What can only be described as disgraceful — indeed shameful — partiality, is clearly in play. Claims by the Punjab government that there is no need for Rangers deployment in the province are rendered nonsensical by the numbers. Equally fallacious are the claims that there is no problem with extremist groups in the province, this despite south Punjab in particular being infested with madrassas of known and patently obvious extremist leanings that operate under the blind eye of the provincial administration.

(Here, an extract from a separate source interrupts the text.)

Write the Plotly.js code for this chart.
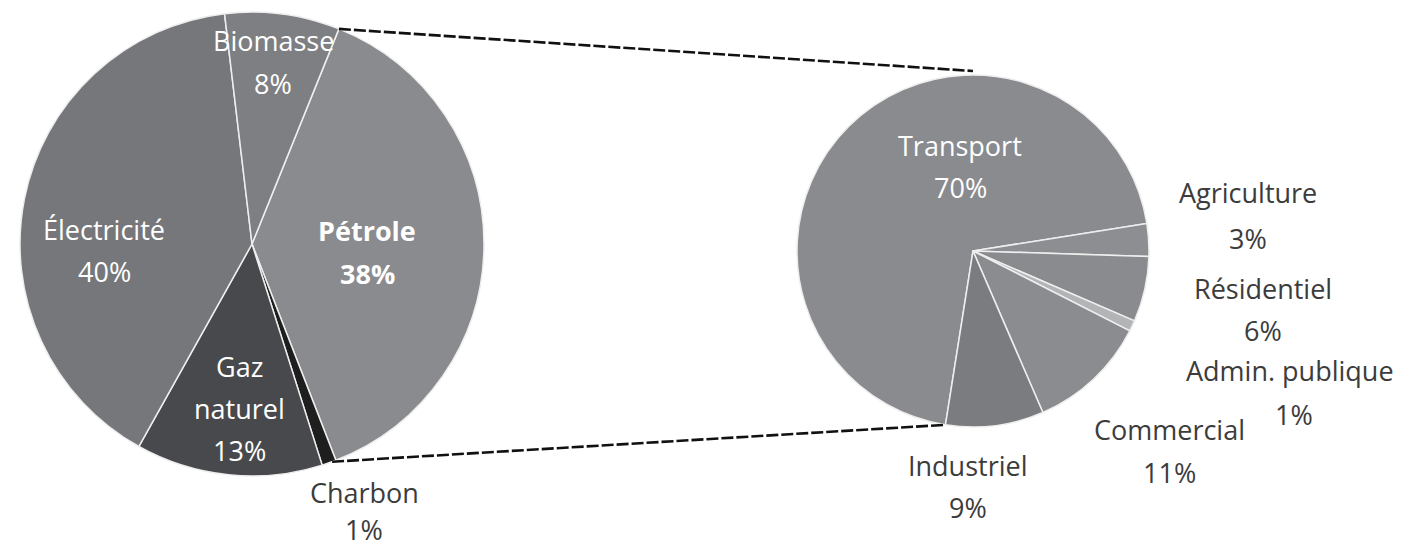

The Nacta data exposes the mendacity of those who for whatever reason are willing to allow extremist elements free rein, and it is difficult to come to any other conclusion than that there is at the very least sympathy within the political and administrative strata of Punjab for extremist groups; and that protection is afforded to them for a political quid pro quo — votes in the ballot box. This conclusion will be loudly denied by those that run Punjab, but with 135 terrorists killed in the province alone and it topping the list of cases of hate speech — 71 per cent of the national total of 1,342 — their denial is mere fatuity. The army in Fata and the Rangers in Sindh are doing what they were tasked to do under NAP, yet Punjab continues to keep snakes at the bottom of the garden. It does the rest of the country a considerable — and deadly — disservice by failing to clean up and then having the audacity to say that it does not need to anyway. Quit the duplicity Punjab and sort it out. Now.
Published in The Express Tribune, August 27th, 2016.